Information shown:
━━━━━━━━━━━━━━━━━━━━━━━━━━━━━━
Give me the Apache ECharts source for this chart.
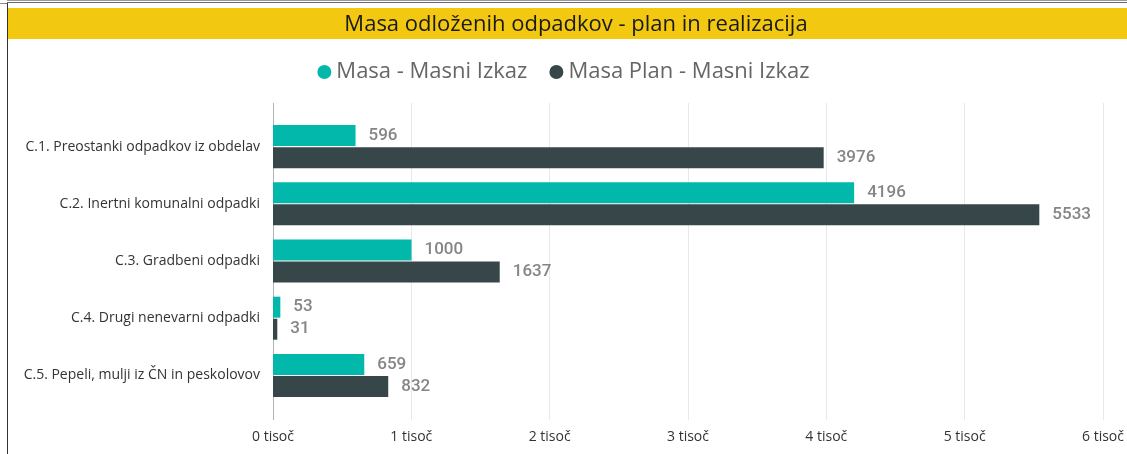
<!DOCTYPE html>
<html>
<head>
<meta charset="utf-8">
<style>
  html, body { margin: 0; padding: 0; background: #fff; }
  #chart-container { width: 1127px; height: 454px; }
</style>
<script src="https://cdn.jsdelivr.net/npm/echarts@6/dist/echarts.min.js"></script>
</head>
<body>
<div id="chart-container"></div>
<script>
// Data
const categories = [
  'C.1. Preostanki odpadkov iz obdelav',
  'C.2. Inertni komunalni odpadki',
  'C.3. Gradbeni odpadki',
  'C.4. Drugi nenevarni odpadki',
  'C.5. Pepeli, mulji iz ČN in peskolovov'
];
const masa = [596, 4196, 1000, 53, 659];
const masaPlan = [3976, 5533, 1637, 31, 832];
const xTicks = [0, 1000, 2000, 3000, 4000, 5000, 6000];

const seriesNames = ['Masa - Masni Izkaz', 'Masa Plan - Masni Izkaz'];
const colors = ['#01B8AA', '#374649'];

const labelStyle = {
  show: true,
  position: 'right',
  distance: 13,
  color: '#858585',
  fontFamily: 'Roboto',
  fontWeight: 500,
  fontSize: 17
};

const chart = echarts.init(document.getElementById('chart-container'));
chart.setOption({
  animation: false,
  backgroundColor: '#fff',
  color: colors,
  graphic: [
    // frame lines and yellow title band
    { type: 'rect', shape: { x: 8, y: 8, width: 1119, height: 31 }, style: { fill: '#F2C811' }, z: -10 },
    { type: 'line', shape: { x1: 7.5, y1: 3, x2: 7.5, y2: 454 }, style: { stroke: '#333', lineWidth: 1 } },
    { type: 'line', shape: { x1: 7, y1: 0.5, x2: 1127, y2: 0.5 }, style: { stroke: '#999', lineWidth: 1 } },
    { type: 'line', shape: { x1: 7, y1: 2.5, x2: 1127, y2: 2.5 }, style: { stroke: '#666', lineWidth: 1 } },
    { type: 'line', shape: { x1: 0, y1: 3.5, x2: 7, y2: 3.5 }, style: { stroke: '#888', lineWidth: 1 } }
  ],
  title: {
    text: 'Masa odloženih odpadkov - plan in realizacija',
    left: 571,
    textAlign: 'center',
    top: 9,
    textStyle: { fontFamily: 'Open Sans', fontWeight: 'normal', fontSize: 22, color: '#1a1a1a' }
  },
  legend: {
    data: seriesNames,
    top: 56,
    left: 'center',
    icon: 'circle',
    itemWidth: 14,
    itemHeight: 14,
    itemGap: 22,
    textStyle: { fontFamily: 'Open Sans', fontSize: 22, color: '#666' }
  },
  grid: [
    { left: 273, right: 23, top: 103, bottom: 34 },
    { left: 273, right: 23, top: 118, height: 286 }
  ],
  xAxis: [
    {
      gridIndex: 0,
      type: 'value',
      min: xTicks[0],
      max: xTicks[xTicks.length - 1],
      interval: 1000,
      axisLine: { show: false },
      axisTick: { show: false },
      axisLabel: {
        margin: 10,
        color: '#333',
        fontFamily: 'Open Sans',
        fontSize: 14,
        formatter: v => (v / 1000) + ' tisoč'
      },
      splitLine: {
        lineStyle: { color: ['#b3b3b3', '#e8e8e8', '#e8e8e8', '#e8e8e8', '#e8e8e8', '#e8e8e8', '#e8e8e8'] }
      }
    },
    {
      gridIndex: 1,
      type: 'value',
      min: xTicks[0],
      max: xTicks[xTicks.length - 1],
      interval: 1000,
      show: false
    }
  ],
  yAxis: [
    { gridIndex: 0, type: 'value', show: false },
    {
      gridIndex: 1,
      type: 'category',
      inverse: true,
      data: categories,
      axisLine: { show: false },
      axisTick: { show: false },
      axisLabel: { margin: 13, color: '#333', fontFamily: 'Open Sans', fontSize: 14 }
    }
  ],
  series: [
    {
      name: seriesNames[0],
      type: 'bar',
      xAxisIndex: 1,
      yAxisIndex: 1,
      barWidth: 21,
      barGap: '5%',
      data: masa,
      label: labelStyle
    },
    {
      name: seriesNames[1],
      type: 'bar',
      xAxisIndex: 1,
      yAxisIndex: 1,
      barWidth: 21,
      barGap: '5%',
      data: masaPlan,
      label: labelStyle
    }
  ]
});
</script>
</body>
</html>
━━━━━━━━━━━━━━━━━━━━━━━━━━━━━━
What you should do: Do not copy the pictures, but repeat every line exactly.

The solution:
Give me the Apache ECharts source for this chart.
<!DOCTYPE html>
<html>
<head>
<meta charset="utf-8">
<style>
  html, body { margin: 0; padding: 0; background: #fff; }
  #chart-container { width: 1127px; height: 454px; }
</style>
<script src="https://cdn.jsdelivr.net/npm/echarts@6/dist/echarts.min.js"></script>
</head>
<body>
<div id="chart-container"></div>
<script>
// Data
const categories = [
  'C.1. Preostanki odpadkov iz obdelav',
  'C.2. Inertni komunalni odpadki',
  'C.3. Gradbeni odpadki',
  'C.4. Drugi nenevarni odpadki',
  'C.5. Pepeli, mulji iz ČN in peskolovov'
];
const masa = [596, 4196, 1000, 53, 659];
const masaPlan = [3976, 5533, 1637, 31, 832];
const xTicks = [0, 1000, 2000, 3000, 4000, 5000, 6000];

const seriesNames = ['Masa - Masni Izkaz', 'Masa Plan - Masni Izkaz'];
const colors = ['#01B8AA', '#374649'];

const labelStyle = {
  show: true,
  position: 'right',
  distance: 13,
  color: '#858585',
  fontFamily: 'Roboto',
  fontWeight: 500,
  fontSize: 17
};

const chart = echarts.init(document.getElementById('chart-container'));
chart.setOption({
  animation: false,
  backgroundColor: '#fff',
  color: colors,
  graphic: [
    // frame lines and yellow title band
    { type: 'rect', shape: { x: 8, y: 8, width: 1119, height: 31 }, style: { fill: '#F2C811' }, z: -10 },
    { type: 'line', shape: { x1: 7.5, y1: 3, x2: 7.5, y2: 454 }, style: { stroke: '#333', lineWidth: 1 } },
    { type: 'line', shape: { x1: 7, y1: 0.5, x2: 1127, y2: 0.5 }, style: { stroke: '#999', lineWidth: 1 } },
    { type: 'line', shape: { x1: 7, y1: 2.5, x2: 1127, y2: 2.5 }, style: { stroke: '#666', lineWidth: 1 } },
    { type: 'line', shape: { x1: 0, y1: 3.5, x2: 7, y2: 3.5 }, style: { stroke: '#888', lineWidth: 1 } }
  ],
  title: {
    text: 'Masa odloženih odpadkov - plan in realizacija',
    left: 571,
    textAlign: 'center',
    top: 9,
    textStyle: { fontFamily: 'Open Sans', fontWeight: 'normal', fontSize: 22, color: '#1a1a1a' }
  },
  legend: {
    data: seriesNames,
    top: 56,
    left: 'center',
    icon: 'circle',
    itemWidth: 14,
    itemHeight: 14,
    itemGap: 22,
    textStyle: { fontFamily: 'Open Sans', fontSize: 22, color: '#666' }
  },
  grid: [
    { left: 273, right: 23, top: 103, bottom: 34 },
    { left: 273, right: 23, top: 118, height: 286 }
  ],
  xAxis: [
    {
      gridIndex: 0,
      type: 'value',
      min: xTicks[0],
      max: xTicks[xTicks.length - 1],
      interval: 1000,
      axisLine: { show: false },
      axisTick: { show: false },
      axisLabel: {
        margin: 10,
        color: '#333',
        fontFamily: 'Open Sans',
        fontSize: 14,
        formatter: v => (v / 1000) + ' tisoč'
      },
      splitLine: {
        lineStyle: { color: ['#b3b3b3', '#e8e8e8', '#e8e8e8', '#e8e8e8', '#e8e8e8', '#e8e8e8', '#e8e8e8'] }
      }
    },
    {
      gridIndex: 1,
      type: 'value',
      min: xTicks[0],
      max: xTicks[xTicks.length - 1],
      interval: 1000,
      show: false
    }
  ],
  yAxis: [
    { gridIndex: 0, type: 'value', show: false },
    {
      gridIndex: 1,
      type: 'category',
      inverse: true,
      data: categories,
      axisLine: { show: false },
      axisTick: { show: false },
      axisLabel: { margin: 13, color: '#333', fontFamily: 'Open Sans', fontSize: 14 }
    }
  ],
  series: [
    {
      name: seriesNames[0],
      type: 'bar',
      xAxisIndex: 1,
      yAxisIndex: 1,
      barWidth: 21,
      barGap: '5%',
      data: masa,
      label: labelStyle
    },
    {
      name: seriesNames[1],
      type: 'bar',
      xAxisIndex: 1,
      yAxisIndex: 1,
      barWidth: 21,
      barGap: '5%',
      data: masaPlan,
      label: labelStyle
    }
  ]
});
</script>
</body>
</html>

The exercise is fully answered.